=== BRIEF ===
Copy out exactly the lines from the start of the data to the line containing "from bokeh.resources import INLINE". Include both.

(Dataset rows)
____

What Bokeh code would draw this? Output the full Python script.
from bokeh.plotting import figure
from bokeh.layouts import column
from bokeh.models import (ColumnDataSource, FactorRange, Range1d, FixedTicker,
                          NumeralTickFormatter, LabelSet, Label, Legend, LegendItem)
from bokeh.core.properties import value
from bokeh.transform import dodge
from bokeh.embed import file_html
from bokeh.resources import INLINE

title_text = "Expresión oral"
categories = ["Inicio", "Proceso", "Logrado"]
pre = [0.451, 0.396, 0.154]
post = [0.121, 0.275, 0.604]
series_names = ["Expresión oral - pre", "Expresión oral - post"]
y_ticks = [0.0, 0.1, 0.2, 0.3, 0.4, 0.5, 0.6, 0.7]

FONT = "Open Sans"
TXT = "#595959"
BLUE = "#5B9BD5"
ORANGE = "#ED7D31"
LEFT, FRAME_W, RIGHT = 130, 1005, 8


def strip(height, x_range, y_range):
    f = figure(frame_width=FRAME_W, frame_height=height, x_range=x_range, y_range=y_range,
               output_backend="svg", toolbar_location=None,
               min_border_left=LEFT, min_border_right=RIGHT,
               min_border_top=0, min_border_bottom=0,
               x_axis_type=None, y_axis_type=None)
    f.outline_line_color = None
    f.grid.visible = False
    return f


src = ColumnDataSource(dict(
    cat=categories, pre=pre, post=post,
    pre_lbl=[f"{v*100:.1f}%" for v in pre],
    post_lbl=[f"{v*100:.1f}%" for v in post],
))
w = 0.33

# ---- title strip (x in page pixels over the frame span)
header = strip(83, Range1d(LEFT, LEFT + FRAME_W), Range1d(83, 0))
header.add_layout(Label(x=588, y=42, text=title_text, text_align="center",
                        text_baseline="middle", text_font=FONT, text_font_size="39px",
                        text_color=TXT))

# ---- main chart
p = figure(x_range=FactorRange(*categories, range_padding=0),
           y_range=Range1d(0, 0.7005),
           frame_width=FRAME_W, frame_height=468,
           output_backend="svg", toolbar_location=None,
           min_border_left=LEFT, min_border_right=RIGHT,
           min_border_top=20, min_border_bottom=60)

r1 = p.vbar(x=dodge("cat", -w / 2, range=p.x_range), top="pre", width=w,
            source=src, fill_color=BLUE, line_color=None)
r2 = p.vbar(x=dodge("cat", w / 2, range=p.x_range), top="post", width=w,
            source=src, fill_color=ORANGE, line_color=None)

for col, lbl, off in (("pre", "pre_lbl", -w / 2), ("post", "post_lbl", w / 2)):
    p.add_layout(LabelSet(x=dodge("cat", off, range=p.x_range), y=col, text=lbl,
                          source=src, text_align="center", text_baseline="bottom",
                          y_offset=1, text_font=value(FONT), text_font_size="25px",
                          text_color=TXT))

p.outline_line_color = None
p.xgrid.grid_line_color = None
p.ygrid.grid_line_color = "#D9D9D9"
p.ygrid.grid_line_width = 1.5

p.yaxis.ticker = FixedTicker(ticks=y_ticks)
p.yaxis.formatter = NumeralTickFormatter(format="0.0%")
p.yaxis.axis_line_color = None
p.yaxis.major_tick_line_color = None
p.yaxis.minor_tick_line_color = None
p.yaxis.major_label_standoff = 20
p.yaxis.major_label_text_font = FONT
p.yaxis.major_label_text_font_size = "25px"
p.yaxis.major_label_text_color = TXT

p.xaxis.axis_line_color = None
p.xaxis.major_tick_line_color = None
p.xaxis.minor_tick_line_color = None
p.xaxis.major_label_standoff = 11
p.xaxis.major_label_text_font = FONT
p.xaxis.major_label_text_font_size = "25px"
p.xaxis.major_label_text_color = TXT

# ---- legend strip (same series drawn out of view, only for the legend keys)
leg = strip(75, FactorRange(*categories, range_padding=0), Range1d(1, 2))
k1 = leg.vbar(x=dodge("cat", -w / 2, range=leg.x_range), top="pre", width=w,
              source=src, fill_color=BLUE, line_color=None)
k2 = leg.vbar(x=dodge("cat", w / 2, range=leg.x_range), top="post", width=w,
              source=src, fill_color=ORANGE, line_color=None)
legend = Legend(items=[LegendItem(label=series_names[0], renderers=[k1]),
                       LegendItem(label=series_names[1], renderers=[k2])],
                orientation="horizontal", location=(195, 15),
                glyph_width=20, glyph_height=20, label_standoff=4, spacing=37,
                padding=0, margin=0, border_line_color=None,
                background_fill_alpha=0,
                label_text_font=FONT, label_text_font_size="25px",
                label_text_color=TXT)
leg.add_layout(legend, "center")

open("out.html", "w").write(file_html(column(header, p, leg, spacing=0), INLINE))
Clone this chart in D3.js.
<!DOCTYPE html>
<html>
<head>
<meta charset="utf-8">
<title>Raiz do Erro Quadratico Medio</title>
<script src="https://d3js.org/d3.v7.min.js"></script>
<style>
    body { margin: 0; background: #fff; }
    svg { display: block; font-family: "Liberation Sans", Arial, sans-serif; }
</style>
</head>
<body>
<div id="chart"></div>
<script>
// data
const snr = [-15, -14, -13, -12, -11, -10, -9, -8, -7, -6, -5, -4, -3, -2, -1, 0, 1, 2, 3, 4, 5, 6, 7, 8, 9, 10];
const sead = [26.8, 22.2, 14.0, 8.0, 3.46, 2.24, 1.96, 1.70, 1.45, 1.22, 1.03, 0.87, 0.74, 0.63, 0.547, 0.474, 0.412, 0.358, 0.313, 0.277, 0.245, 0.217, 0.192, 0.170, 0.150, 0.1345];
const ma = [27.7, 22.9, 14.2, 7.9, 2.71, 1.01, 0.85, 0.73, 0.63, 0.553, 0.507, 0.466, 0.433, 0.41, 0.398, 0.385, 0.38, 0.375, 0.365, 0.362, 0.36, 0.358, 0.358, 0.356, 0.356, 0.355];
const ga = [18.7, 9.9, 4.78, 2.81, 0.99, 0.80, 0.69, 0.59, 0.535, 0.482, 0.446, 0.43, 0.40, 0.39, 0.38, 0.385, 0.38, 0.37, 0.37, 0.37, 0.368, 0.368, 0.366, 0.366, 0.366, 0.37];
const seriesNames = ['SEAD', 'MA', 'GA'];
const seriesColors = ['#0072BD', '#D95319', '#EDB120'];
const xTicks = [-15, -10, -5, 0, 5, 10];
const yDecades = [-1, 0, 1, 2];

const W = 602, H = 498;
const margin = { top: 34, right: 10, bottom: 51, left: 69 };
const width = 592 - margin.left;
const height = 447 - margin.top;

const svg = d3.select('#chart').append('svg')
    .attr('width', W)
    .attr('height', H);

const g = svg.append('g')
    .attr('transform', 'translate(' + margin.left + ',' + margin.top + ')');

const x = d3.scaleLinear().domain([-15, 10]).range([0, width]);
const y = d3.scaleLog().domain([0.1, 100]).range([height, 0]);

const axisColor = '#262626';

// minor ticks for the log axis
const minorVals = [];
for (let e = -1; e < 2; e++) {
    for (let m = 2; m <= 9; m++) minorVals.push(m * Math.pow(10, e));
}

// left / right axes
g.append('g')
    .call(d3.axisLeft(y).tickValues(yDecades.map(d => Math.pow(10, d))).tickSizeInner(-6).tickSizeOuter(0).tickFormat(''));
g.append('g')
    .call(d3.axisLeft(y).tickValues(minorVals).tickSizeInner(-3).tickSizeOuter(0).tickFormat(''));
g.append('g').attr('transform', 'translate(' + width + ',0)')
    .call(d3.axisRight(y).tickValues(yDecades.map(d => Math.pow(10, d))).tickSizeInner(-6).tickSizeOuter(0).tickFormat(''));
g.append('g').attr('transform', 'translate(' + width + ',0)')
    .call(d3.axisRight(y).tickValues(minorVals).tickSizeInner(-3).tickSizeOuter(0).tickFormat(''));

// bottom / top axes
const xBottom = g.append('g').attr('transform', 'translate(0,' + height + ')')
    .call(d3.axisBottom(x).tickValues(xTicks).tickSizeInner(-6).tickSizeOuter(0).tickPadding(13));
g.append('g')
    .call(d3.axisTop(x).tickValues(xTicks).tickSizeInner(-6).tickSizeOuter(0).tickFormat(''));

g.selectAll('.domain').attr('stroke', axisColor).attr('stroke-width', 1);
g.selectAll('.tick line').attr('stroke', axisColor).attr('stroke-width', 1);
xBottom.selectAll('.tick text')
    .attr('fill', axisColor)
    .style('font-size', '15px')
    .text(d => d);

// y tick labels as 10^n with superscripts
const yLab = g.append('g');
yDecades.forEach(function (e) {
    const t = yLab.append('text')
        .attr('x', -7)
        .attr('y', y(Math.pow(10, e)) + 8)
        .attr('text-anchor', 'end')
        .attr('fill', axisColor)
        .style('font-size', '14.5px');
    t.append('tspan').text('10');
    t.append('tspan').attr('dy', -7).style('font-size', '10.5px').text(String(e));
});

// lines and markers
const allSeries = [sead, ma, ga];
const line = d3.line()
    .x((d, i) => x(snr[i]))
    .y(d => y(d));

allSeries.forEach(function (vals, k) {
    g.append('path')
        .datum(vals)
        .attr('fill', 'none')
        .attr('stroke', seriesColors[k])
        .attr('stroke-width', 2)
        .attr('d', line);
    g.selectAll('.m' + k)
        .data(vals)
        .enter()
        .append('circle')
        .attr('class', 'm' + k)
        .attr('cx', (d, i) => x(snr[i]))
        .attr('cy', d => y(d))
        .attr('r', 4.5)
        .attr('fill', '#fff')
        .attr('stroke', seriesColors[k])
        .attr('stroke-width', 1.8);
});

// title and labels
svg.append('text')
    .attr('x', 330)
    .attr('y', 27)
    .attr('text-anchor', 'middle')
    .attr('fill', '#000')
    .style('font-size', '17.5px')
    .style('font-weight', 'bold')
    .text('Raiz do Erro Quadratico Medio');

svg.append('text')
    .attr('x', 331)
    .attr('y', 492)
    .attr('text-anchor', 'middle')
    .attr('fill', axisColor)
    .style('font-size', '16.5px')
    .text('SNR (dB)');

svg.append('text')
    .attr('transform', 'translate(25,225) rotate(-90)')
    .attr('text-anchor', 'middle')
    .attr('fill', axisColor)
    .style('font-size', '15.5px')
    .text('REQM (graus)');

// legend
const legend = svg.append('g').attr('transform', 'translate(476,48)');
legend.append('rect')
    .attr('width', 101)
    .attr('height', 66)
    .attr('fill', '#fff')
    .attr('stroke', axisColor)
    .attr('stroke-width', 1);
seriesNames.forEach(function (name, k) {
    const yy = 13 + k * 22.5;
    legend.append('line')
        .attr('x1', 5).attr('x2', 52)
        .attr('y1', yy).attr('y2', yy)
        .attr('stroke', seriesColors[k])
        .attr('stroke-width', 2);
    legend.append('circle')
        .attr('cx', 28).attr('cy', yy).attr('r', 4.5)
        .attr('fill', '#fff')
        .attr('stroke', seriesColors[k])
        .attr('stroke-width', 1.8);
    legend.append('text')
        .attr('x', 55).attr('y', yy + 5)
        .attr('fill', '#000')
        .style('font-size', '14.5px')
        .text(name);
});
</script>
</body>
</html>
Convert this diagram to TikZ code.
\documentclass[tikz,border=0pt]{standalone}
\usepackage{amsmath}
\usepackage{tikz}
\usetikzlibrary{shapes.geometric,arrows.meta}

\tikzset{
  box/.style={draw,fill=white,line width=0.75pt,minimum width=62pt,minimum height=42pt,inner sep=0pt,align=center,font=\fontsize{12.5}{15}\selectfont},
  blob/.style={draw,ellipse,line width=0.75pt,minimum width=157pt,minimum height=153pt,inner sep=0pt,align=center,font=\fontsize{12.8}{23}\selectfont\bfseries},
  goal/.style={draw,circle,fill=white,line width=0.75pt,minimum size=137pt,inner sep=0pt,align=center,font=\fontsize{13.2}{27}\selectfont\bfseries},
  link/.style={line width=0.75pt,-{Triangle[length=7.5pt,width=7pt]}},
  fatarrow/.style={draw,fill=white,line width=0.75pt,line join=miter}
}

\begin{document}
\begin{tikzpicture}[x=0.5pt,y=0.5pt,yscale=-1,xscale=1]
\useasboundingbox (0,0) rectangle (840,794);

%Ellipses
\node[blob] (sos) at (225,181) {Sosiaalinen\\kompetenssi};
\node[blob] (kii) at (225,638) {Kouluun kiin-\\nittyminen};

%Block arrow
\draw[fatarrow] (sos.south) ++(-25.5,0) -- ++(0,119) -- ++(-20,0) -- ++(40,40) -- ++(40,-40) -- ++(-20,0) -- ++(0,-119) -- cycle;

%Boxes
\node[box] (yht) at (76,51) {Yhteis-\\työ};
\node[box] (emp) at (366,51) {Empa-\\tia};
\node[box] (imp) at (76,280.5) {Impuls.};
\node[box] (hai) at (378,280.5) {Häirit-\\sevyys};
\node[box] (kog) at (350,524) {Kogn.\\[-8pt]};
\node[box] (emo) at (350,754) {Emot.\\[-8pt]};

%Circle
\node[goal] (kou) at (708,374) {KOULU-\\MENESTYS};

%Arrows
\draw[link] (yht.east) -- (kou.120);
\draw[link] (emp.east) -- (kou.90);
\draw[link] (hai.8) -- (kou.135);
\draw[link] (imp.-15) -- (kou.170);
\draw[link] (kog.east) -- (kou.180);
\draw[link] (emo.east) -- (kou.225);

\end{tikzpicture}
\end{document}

____

=== ANSWER FOR THE TASK ===
What Bokeh code would draw this? Output the full Python script.
from bokeh.plotting import figure
from bokeh.layouts import column
from bokeh.models import (ColumnDataSource, FactorRange, Range1d, FixedTicker,
                          NumeralTickFormatter, LabelSet, Label, Legend, LegendItem)
from bokeh.core.properties import value
from bokeh.transform import dodge
from bokeh.embed import file_html
from bokeh.resources import INLINE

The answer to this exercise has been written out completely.